§ Task objective:
Below are some records; give them all again exactly, but not the pictures.

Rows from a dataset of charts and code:
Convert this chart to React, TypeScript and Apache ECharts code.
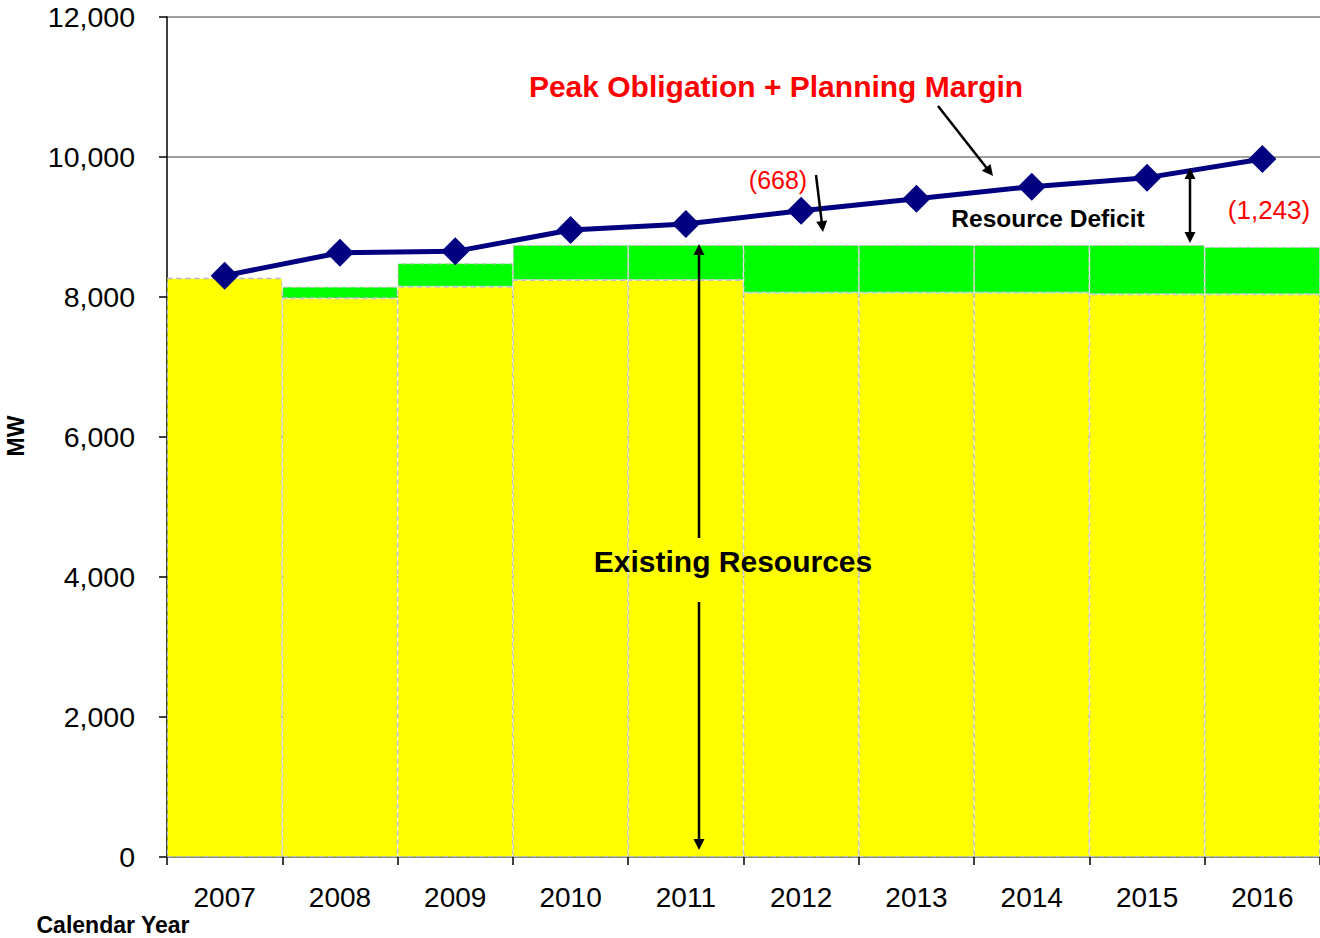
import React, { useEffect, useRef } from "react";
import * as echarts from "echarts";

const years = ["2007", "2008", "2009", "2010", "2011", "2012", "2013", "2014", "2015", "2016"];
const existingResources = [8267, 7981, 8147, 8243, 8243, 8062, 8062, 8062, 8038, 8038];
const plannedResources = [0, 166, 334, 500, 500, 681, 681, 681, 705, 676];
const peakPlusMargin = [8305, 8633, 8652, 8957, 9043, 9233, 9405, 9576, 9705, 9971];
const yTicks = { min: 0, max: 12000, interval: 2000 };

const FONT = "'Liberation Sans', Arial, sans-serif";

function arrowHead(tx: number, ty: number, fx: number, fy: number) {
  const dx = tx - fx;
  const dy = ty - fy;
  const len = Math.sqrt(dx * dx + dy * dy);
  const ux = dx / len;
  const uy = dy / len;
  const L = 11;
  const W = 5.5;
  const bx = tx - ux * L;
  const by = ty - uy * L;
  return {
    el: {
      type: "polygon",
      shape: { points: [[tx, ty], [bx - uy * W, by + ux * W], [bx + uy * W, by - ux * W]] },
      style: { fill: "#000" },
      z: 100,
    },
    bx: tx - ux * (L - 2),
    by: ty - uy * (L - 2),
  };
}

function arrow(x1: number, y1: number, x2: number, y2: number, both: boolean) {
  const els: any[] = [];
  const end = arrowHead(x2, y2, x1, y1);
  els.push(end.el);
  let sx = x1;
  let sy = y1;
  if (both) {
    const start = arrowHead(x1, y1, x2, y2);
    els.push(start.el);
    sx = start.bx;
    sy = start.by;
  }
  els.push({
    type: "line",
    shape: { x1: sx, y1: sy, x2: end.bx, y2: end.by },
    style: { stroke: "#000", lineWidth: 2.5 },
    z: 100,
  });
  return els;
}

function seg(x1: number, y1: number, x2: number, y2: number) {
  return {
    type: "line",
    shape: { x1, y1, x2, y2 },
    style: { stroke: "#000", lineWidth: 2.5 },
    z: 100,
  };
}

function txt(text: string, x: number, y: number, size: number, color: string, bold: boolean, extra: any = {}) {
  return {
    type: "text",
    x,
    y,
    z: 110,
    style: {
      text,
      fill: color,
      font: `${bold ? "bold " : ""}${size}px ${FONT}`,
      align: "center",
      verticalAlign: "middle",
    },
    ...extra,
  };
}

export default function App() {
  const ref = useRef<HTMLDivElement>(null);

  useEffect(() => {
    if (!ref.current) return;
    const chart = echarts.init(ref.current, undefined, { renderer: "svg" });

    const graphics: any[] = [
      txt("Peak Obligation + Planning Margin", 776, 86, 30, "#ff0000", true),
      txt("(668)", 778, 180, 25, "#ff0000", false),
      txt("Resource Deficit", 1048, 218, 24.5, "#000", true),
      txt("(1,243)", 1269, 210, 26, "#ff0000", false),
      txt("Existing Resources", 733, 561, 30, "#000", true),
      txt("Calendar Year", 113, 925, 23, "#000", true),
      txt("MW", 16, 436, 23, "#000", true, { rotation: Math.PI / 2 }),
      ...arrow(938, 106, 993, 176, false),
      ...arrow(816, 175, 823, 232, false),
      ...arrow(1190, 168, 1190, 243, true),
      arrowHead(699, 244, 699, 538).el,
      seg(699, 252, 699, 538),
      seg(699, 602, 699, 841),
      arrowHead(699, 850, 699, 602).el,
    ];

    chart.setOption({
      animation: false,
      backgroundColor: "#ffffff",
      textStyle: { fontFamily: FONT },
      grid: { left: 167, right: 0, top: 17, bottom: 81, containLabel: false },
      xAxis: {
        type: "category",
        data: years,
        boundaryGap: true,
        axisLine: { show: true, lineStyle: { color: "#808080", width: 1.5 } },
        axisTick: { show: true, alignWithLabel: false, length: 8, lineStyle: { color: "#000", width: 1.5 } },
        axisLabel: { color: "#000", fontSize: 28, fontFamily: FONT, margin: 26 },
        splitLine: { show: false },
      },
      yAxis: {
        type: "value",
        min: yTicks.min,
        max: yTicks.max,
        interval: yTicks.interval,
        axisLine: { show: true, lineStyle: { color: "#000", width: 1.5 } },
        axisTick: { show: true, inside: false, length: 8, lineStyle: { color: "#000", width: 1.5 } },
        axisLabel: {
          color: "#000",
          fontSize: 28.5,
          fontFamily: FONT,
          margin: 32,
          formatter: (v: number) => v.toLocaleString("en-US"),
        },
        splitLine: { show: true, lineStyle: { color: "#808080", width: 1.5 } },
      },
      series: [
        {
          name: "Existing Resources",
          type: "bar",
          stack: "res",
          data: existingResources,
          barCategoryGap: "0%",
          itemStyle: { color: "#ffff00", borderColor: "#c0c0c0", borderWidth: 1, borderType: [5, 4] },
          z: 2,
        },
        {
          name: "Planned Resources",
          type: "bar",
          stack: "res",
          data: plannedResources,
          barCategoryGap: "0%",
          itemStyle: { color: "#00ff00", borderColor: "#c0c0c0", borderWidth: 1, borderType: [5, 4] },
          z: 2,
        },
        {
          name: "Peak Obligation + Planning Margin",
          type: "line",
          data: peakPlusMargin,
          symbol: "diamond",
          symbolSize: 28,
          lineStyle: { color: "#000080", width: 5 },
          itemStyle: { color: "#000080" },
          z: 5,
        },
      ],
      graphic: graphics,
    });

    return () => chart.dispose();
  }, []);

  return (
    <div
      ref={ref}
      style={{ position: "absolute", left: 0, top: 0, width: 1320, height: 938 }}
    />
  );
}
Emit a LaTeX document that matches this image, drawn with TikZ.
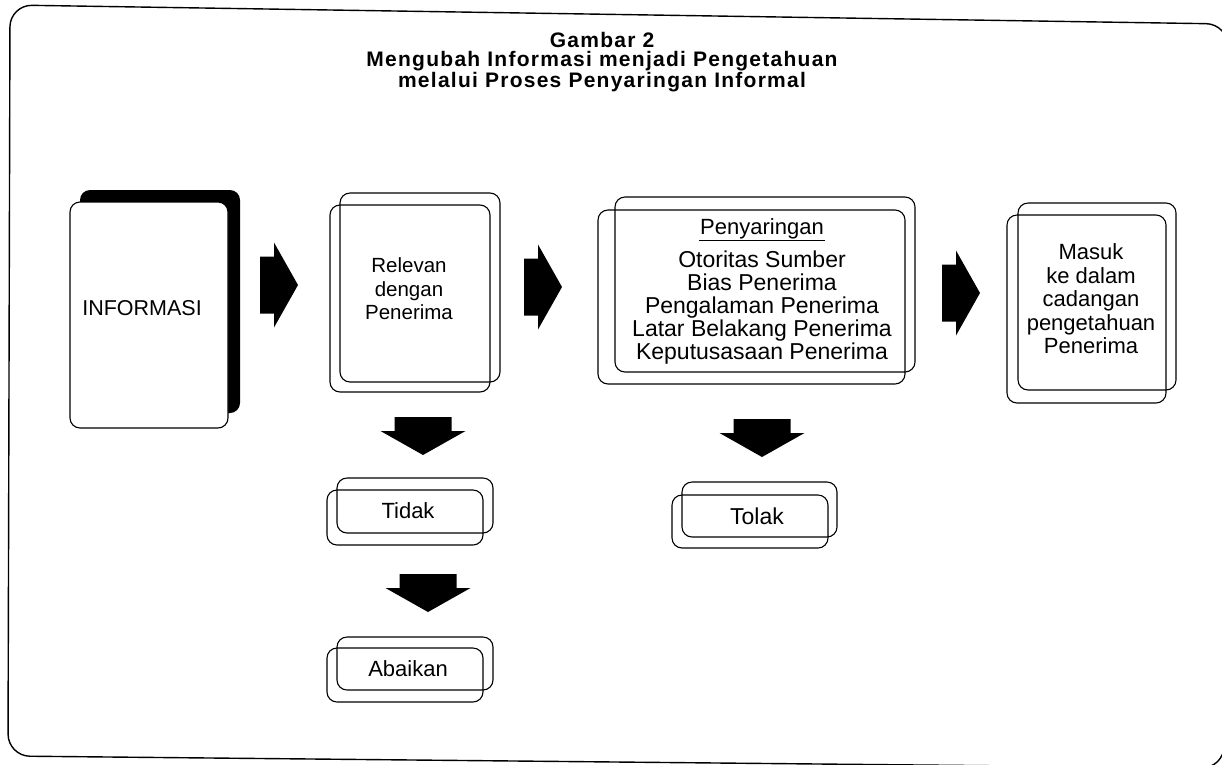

§ Expected answer:
Convert this chart to React, TypeScript and Apache ECharts code.
import React, { useEffect, useRef } from "react";
import * as echarts from "echarts";

const years = ["2007", "2008", "2009", "2010", "2011", "2012", "2013", "2014", "2015", "2016"];
const existingResources = [8267, 7981, 8147, 8243, 8243, 8062, 8062, 8062, 8038, 8038];
const plannedResources = [0, 166, 334, 500, 500, 681, 681, 681, 705, 676];
const peakPlusMargin = [8305, 8633, 8652, 8957, 9043, 9233, 9405, 9576, 9705, 9971];
const yTicks = { min: 0, max: 12000, interval: 2000 };

const FONT = "'Liberation Sans', Arial, sans-serif";

function arrowHead(tx: number, ty: number, fx: number, fy: number) {
  const dx = tx - fx;
  const dy = ty - fy;
  const len = Math.sqrt(dx * dx + dy * dy);
  const ux = dx / len;
  const uy = dy / len;
  const L = 11;
  const W = 5.5;
  const bx = tx - ux * L;
  const by = ty - uy * L;
  return {
    el: {
      type: "polygon",
      shape: { points: [[tx, ty], [bx - uy * W, by + ux * W], [bx + uy * W, by - ux * W]] },
      style: { fill: "#000" },
      z: 100,
    },
    bx: tx - ux * (L - 2),
    by: ty - uy * (L - 2),
  };
}

function arrow(x1: number, y1: number, x2: number, y2: number, both: boolean) {
  const els: any[] = [];
  const end = arrowHead(x2, y2, x1, y1);
  els.push(end.el);
  let sx = x1;
  let sy = y1;
  if (both) {
    const start = arrowHead(x1, y1, x2, y2);
    els.push(start.el);
    sx = start.bx;
    sy = start.by;
  }
  els.push({
    type: "line",
    shape: { x1: sx, y1: sy, x2: end.bx, y2: end.by },
    style: { stroke: "#000", lineWidth: 2.5 },
    z: 100,
  });
  return els;
}

function seg(x1: number, y1: number, x2: number, y2: number) {
  return {
    type: "line",
    shape: { x1, y1, x2, y2 },
    style: { stroke: "#000", lineWidth: 2.5 },
    z: 100,
  };
}

function txt(text: string, x: number, y: number, size: number, color: string, bold: boolean, extra: any = {}) {
  return {
    type: "text",
    x,
    y,
    z: 110,
    style: {
      text,
      fill: color,
      font: `${bold ? "bold " : ""}${size}px ${FONT}`,
      align: "center",
      verticalAlign: "middle",
    },
    ...extra,
  };
}

export default function App() {
  const ref = useRef<HTMLDivElement>(null);

  useEffect(() => {
    if (!ref.current) return;
    const chart = echarts.init(ref.current, undefined, { renderer: "svg" });

    const graphics: any[] = [
      txt("Peak Obligation + Planning Margin", 776, 86, 30, "#ff0000", true),
      txt("(668)", 778, 180, 25, "#ff0000", false),
      txt("Resource Deficit", 1048, 218, 24.5, "#000", true),
      txt("(1,243)", 1269, 210, 26, "#ff0000", false),
      txt("Existing Resources", 733, 561, 30, "#000", true),
      txt("Calendar Year", 113, 925, 23, "#000", true),
      txt("MW", 16, 436, 23, "#000", true, { rotation: Math.PI / 2 }),
      ...arrow(938, 106, 993, 176, false),
      ...arrow(816, 175, 823, 232, false),
      ...arrow(1190, 168, 1190, 243, true),
      arrowHead(699, 244, 699, 538).el,
      seg(699, 252, 699, 538),
      seg(699, 602, 699, 841),
      arrowHead(699, 850, 699, 602).el,
    ];

    chart.setOption({
      animation: false,
      backgroundColor: "#ffffff",
      textStyle: { fontFamily: FONT },
      grid: { left: 167, right: 0, top: 17, bottom: 81, containLabel: false },
      xAxis: {
        type: "category",
        data: years,
        boundaryGap: true,
        axisLine: { show: true, lineStyle: { color: "#808080", width: 1.5 } },
        axisTick: { show: true, alignWithLabel: false, length: 8, lineStyle: { color: "#000", width: 1.5 } },
        axisLabel: { color: "#000", fontSize: 28, fontFamily: FONT, margin: 26 },
        splitLine: { show: false },
      },
      yAxis: {
        type: "value",
        min: yTicks.min,
        max: yTicks.max,
        interval: yTicks.interval,
        axisLine: { show: true, lineStyle: { color: "#000", width: 1.5 } },
        axisTick: { show: true, inside: false, length: 8, lineStyle: { color: "#000", width: 1.5 } },
        axisLabel: {
          color: "#000",
          fontSize: 28.5,
          fontFamily: FONT,
          margin: 32,
          formatter: (v: number) => v.toLocaleString("en-US"),
        },
        splitLine: { show: true, lineStyle: { color: "#808080", width: 1.5 } },
      },
      series: [
        {
          name: "Existing Resources",
          type: "bar",
          stack: "res",
          data: existingResources,
          barCategoryGap: "0%",
          itemStyle: { color: "#ffff00", borderColor: "#c0c0c0", borderWidth: 1, borderType: [5, 4] },
          z: 2,
        },
        {
          name: "Planned Resources",
          type: "bar",
          stack: "res",
          data: plannedResources,
          barCategoryGap: "0%",
          itemStyle: { color: "#00ff00", borderColor: "#c0c0c0", borderWidth: 1, borderType: [5, 4] },
          z: 2,
        },
        {
          name: "Peak Obligation + Planning Margin",
          type: "line",
          data: peakPlusMargin,
          symbol: "diamond",
          symbolSize: 28,
          lineStyle: { color: "#000080", width: 5 },
          itemStyle: { color: "#000080" },
          z: 5,
        },
      ],
      graphic: graphics,
    });

    return () => chart.dispose();
  }, []);

  return (
    <div
      ref={ref}
      style={{ position: "absolute", left: 0, top: 0, width: 1320, height: 938 }}
    />
  );
}
Emit a LaTeX document that matches this image, drawn with TikZ.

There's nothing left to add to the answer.